Data quality check passed for immigration table with 3088544 records
Data quality check passed for temperature table with 207 records


0

#### 4.3 Data dictionary 
Create a data dictionary for your data model. For each field, provide a brief description of what the data is and where it came from. You can include the data dictionary in the notebook or in a separate file.

#### Step 5: Complete Project Write Up

Purpose of data model;

The purpose of this data model is to provide a consistent source of information from which different analytics teams could initiate followings:

->Data exploration;(cluster, correlations, retrospective analysis)
->Find potential correlations between destination temperature and immigration statistics;
->Travel sesonality;
->Understand the traveller behaviour and initiate classifications;

Primary consumers of this data model are followings:

Data Scientist;
Data Analyst;
BI analyst;

Data is saved in parquet which has the following advantages:
->Size efficiency which drives sustainability in case data will increase;
->I/O failures are minimized;

Data model could be connected to a Data Visualization tool such as Power BI or Tableau;




* Clearly state the rationale for the choice of tools and technologies for the project.

The main purpose of this data model is to be a consistent and efficient source of data for consumers such as Data Scientists, Data Analysts or BI analysts for following use cases:

1.Data exploration (correlations using attributes from fact table e.g. temperature and Arrival date or Destination City)

    1.1 Applying clustering techniques in order to assess geographical clusters per different continuos/discrete variables (temperature, reason etc.) - The consumer of data model needs to initiate a query to aggregate data at Destinaty City level;
    
2.Travel sesonality - another potential use case which analytics team could cover using this data model is to assess the travel seasonality in understanding frequency of flights over the year;

    ->Analytics team could take a long time period of time (3-5 years) in order to draw consistent conlusions;
    ->Analytics team needs to query finalized years and use month or day (depending on granularity of seasonality analysis);

3.Traveler behavior - Analytics team could initiate queries in order to define traveler behaviour;

    ->In this regard they need to take into consideration explanatory variables such as : Gender, Immigation Reason, Origin City etc.
    
Technologies used:

Spark was used as main tool in creating data model due to below reasons:

->Imigration Dataset has a considerable amount of data (~ 3 million rows) combined with temperature date;

->We need to drive sustainability to process data over a longer period of time;

->Drive resilience in case we want to integrate new external sources;

->Ease the work to create new table derived from existing tables (dim_time_table);

->Posibility to process multiple queries quickly which drives to time efficient to explore, quality assess and create the data model;

->Spark is easing our work in handling multiple types of formats (such as SAS format)

* Propose how often the data should be updated and why.

We stated at the beginning of this project that we were interested in:

-> The effects and correlation between temperature on the volume of travellers;

-> Travel seasonality

None of these phenomenons require a rapid update of our data.The data update in order to cover the needs of this study would be monthly or quarterly.


* Write a description of how you would approach the problem differently under the following scenarios:

 * The data was increased by 100x.
 
Our data would be stored in an Amazon S3 bucket (instead of storing it in the EMR cluster along with the staging tables) and loaded to our staging tables.
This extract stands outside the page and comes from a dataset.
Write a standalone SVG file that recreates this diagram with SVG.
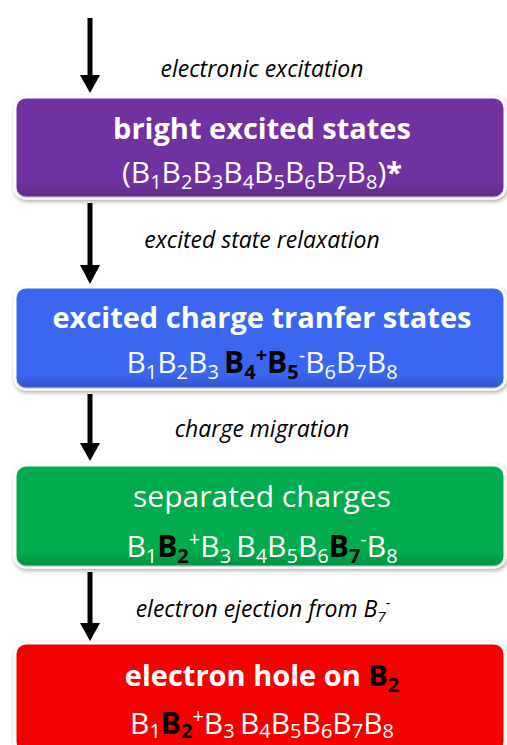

We would still use Spark as it as our data processing platform since it is the best suited platform for very large datasets.

 * The data populates a dashboard that must be updated on a daily basis by 7am every day.
 
 In this case we can use a batch job ochestration such as Apache Airflow to perform the ETL and data qualtiy validation.
 
 * The database needed to be accessed by 100+ people.
 
 Once the data is ready to be consumed, it would be stored in a postgres database on a redshift cluster that easily supports multiuser access.